Sulla bimba di 5 mesi vestita con un pigiama da coniglietto, trovata sulla costa di Sourman in Libia, vorrei dire e scrivere tanto.
Chi mi conosce sa che questo è un tema a me caro, che seguo da tempo con passione per cercare di raccontare quello che avviene nel Mediterraneo e che lo faccio soprattutto attraverso la voce dei testimoni e con poche opinioni.
Stavolta invece vorrei dire tante cose, raccontare quello che si prova a stare su di un gommone di notte al centro del mare, la paura che si ha ogni volta che si scende in mare (e pensate che noi lo facciamo in sicurezza, con persone esperte) o raccontare che ogni volta che sto sul gommone penso:”qua sotto ci sono 400 metri d’acqua…400 metri…”
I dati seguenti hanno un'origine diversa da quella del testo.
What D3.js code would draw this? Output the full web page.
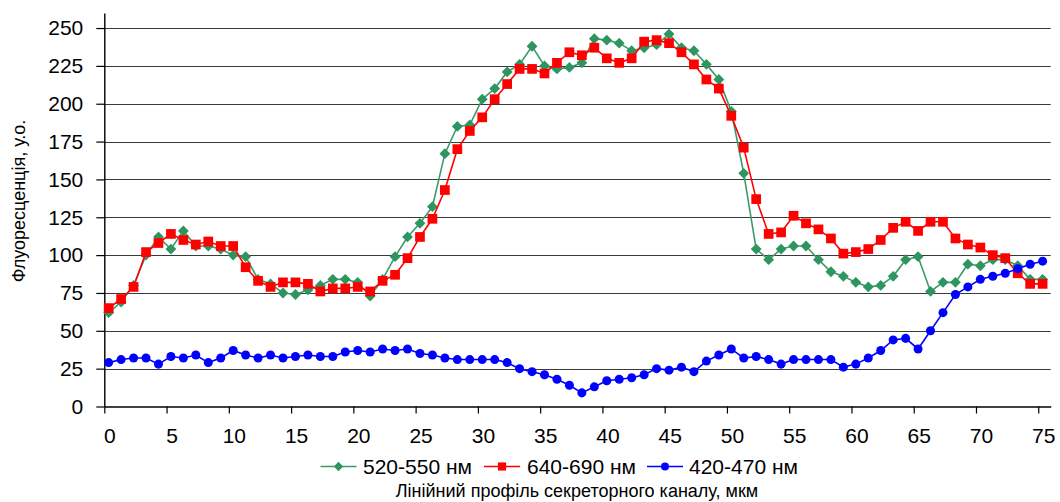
<!DOCTYPE html>
<html>
<head>
<meta charset="utf-8">
<script src="https://cdn.jsdelivr.net/npm/d3@7"></script>
<style>
  body { margin: 0; background: #fff; }
  svg { display: block; font-family: "Liberation Sans", Arial, sans-serif; }
</style>
</head>
<body>
<svg id="chart" width="1060" height="502"></svg>
<script>
// Sampling positions along the profile, µm
const positions = [
  0.35, 1.35, 2.35, 3.35, 4.35, 5.35, 6.35, 7.35, 8.35, 9.35,
  10.35, 11.35, 12.35, 13.35, 14.35, 15.35, 16.35, 17.35, 18.35, 19.35,
  20.35, 21.35, 22.35, 23.35, 24.35, 25.35, 26.35, 27.35, 28.35, 29.35,
  30.35, 31.35, 32.35, 33.35, 34.35, 35.35, 36.35, 37.35, 38.35, 39.35,
  40.35, 41.35, 42.35, 43.35, 44.35, 45.35, 46.35, 47.35, 48.35, 49.35,
  50.35, 51.35, 52.35, 53.35, 54.35, 55.35, 56.35, 57.35, 58.35, 59.35,
  60.35, 61.35, 62.35, 63.35, 64.35, 65.35, 66.35, 67.35, 68.35, 69.35,
  70.35, 71.35, 72.35, 73.35, 74.35, 75.35
];

// Fluorescence, arbitrary units
const green520 = [
  62, 69, 80, 100, 112, 104, 116, 106, 106, 104,
  100, 99, 84, 81, 75, 74, 77, 80, 84, 84,
  82, 73, 84, 99, 112, 121, 132, 167, 185, 186,
  203, 210, 221, 226, 238, 225, 223, 224, 227, 243,
  242, 240, 235, 237, 239, 246, 237, 235, 226, 216,
  195, 154, 104, 97, 104, 106, 106, 97, 89, 86,
  82, 79, 80, 86, 97, 99, 76, 82, 82, 94,
  93, 97, 97, 93, 84, 84
];

const red640 = [
  65, 71, 79, 102, 108, 114, 110, 107, 109, 106,
  106, 92, 83, 79, 82, 82, 81, 76, 78, 78,
  79, 76, 83, 87, 98, 112, 124, 143, 170, 182,
  191, 203, 213, 223, 223, 220, 227, 234, 232, 237,
  230, 227, 230, 241, 242, 240, 234, 226, 216, 210,
  192, 171, 137, 114, 115, 126, 121, 117, 111, 101,
  102, 104, 110, 118, 122, 116, 122, 122, 111, 107,
  105, 100, 98, 88, 81, 81
];

const blue420 = [
  29, 31, 32, 32, 28, 33, 32, 34, 29, 32,
  37, 34, 32, 34, 32, 33, 34, 33, 33, 36,
  37, 36, 38, 37, 38, 35, 34, 32, 31, 31,
  31, 31, 29, 25, 23, 21, 18, 14, 9, 13,
  17, 18, 19, 21, 25, 24, 26, 23, 30, 34,
  38, 32, 33, 31, 28, 31, 31, 31, 31, 26,
  28, 32, 37, 44, 45, 38, 50, 62, 74, 79,
  84, 86, 88, 91, 94, 96
];

const seriesNames = ["520-550 нм", "640-690 нм", "420-470 нм"];
const seriesColors = ["#2e9460", "#ff0000", "#0000ff"];
const lineColors = ["#3c9a6a", "#ff0000", "#0000ff"];
const seriesSymbols = [d3.symbolDiamond2, d3.symbolSquare2, d3.symbolCircle];
const markerSizes = [75, 120, 64];
const legendMarkerSizes = [55, 85, 50];
const seriesValues = [green520, red640, blue420];

const yTicks = [0, 25, 50, 75, 100, 125, 150, 175, 200, 225, 250];
const xTicks = [0, 5, 10, 15, 20, 25, 30, 35, 40, 45, 50, 55, 60, 65, 70, 75];
const xTitle = "Лінійний профіль секреторного каналу, мкм";
const yTitle = "Флуоресценція, у.о.";

const svg = d3.select("#chart");
const plotLeft = 104.3, plotRight = 1050.7, plotBottom = 406.5, plotTop = 12.9;

const x = d3.scaleLinear().domain([0, 76]).range([plotLeft, plotRight]);
const y = d3.scaleLinear().domain([0, 260]).range([plotBottom, plotTop]);

// Horizontal gridlines
svg.append("g")
  .selectAll("line")
  .data(yTicks.filter(t => t > 0))
  .join("line")
  .attr("x1", plotLeft).attr("x2", plotRight)
  .attr("y1", d => Math.round(y(d)) + 0.5).attr("y2", d => Math.round(y(d)) + 0.5)
  .attr("stroke", "#3a3a3a").attr("stroke-width", 1.2);

// Y axis
const yAxis = svg.append("g")
  .attr("transform", `translate(${plotLeft},0)`)
  .call(d3.axisLeft(y).tickValues(yTicks).tickSize(8).tickSizeOuter(0).tickPadding(13));
yAxis.select(".domain").attr("stroke", "#000").attr("stroke-width", 1.4);
yAxis.selectAll(".tick line").attr("stroke", "#000").attr("stroke-width", 1.2);
yAxis.selectAll(".tick text").attr("font-size", 21).attr("fill", "#000")
  .attr("font-family", "Liberation Sans, Arial, sans-serif");

// X axis
const xAxis = svg.append("g")
  .attr("transform", `translate(0,${plotBottom})`)
  .call(d3.axisBottom(x).tickValues(xTicks).tickSize(7).tickSizeOuter(0).tickPadding(15));
xAxis.select(".domain").attr("stroke", "#000").attr("stroke-width", 1.4);
xAxis.selectAll(".tick line").attr("stroke", "#000").attr("stroke-width", 1.2);
xAxis.selectAll(".tick text").attr("font-size", 21).attr("fill", "#000")
  .attr("dx", 5)
  .attr("font-family", "Liberation Sans, Arial, sans-serif");

// Series lines and markers
const line = d3.line().x((d, i) => x(positions[i])).y(d => y(d));
seriesValues.forEach((vals, k) => {
  const g = svg.append("g");
  g.append("path")
    .datum(vals)
    .attr("d", line)
    .attr("fill", "none")
    .attr("stroke", lineColors[k])
    .attr("stroke-width", 1.6);
  g.selectAll("path.mark")
    .data(vals)
    .join("path")
    .attr("class", "mark")
    .attr("transform", (d, i) => `translate(${x(positions[i])},${y(d)})`)
    .attr("d", d3.symbol(seriesSymbols[k], markerSizes[k]))
    .attr("fill", seriesColors[k]);
});

// Legend
const legendItems = [
  { lx: 320.5, tx: 363 },
  { lx: 484, tx: 527 },
  { lx: 647, tx: 689 }
];
const ly = 466.5;
seriesNames.forEach((name, k) => {
  const g = svg.append("g");
  g.append("line")
    .attr("x1", legendItems[k].lx).attr("x2", legendItems[k].lx + 36)
    .attr("y1", ly).attr("y2", ly)
    .attr("stroke", lineColors[k]).attr("stroke-width", 1.6);
  g.append("path")
    .attr("transform", `translate(${legendItems[k].lx + 18},${ly})`)
    .attr("d", d3.symbol(seriesSymbols[k], legendMarkerSizes[k]))
    .attr("fill", seriesColors[k]);
  g.append("text")
    .attr("x", legendItems[k].tx).attr("y", ly + 7.5)
    .attr("font-size", 21).attr("fill", "#000")
    .text(name);
});

// Axis titles
svg.append("text")
  .attr("x", 577).attr("y", 497)
  .attr("text-anchor", "middle")
  .attr("font-size", 18).attr("fill", "#000")
  .text(xTitle);

svg.append("text")
  .attr("transform", "translate(25,201) rotate(-90)")
  .attr("text-anchor", "middle")
  .attr("font-size", 18).attr("fill", "#000")
  .text(yTitle);
</script>
</body>
</html>
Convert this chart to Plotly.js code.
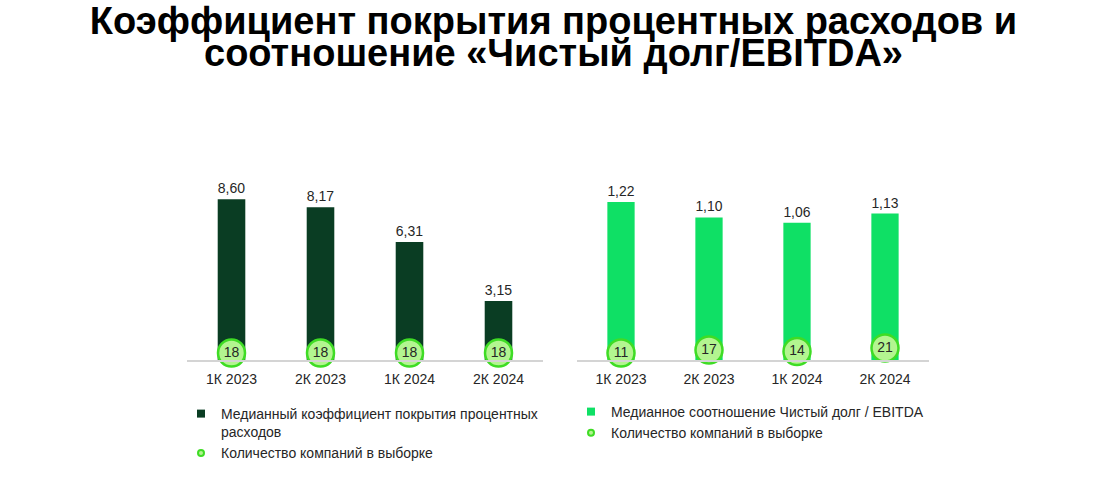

Vorrei essere ottimista e dire che le stesse cose che pensavo quando ci fu il caso di Alan Kurdi: che vedendo quella foto i governi avrebbero reagito e aperto le frontiere, i porti e soprattutto le braccia per accogliere chi stava scappando da una guerra combattuta casa per casa. Purtroppo non è così perché se non è successo nel 2015, in piena crisi siriana non può succedere oggi, 5 anni dopo in cui abbiamo ascoltato di un fenomeno che continua ad essere pensato come un’emergenza nonostante sia una costante.
“Perché salgono sui gommoni se sanno che è pericoloso?”“Dovrebbero starsene a casa loro, così non morirebbero”
Questi sono solo due delle tantissime frasi fatte che ormai fanno parte del dibattito interno sui migranti. Un dibattito che è stato avvelenato dalla propaganda politica e dal giornalismo servile di quest’ultima. Salvo qualche rara eccezione i media hanno coperto tanto e male la rotta del Mediterraneo Centrale, a volta in maniera subdola, altre volte in modo palese.
Siamo assuefatti da queste notizie, dal dolore e dalla morte.
Ad ogni naufragio abbiamo sempre meno reazioni, sempre indifferenza.
Un coniglietto di 5 mesi non può morire annegato mentre scappa dalla fame del suo paese e dalla guerra libica. Un coniglietto di 5 mesi non possiamo trovarlo sulla spiaggia, gonfio e sfigurato. Il suo posto doveva essere su di un aereo, in totale sicurezza.
I corridoi umanitari sono l’unica soluzione a questa crisi, politica e umana.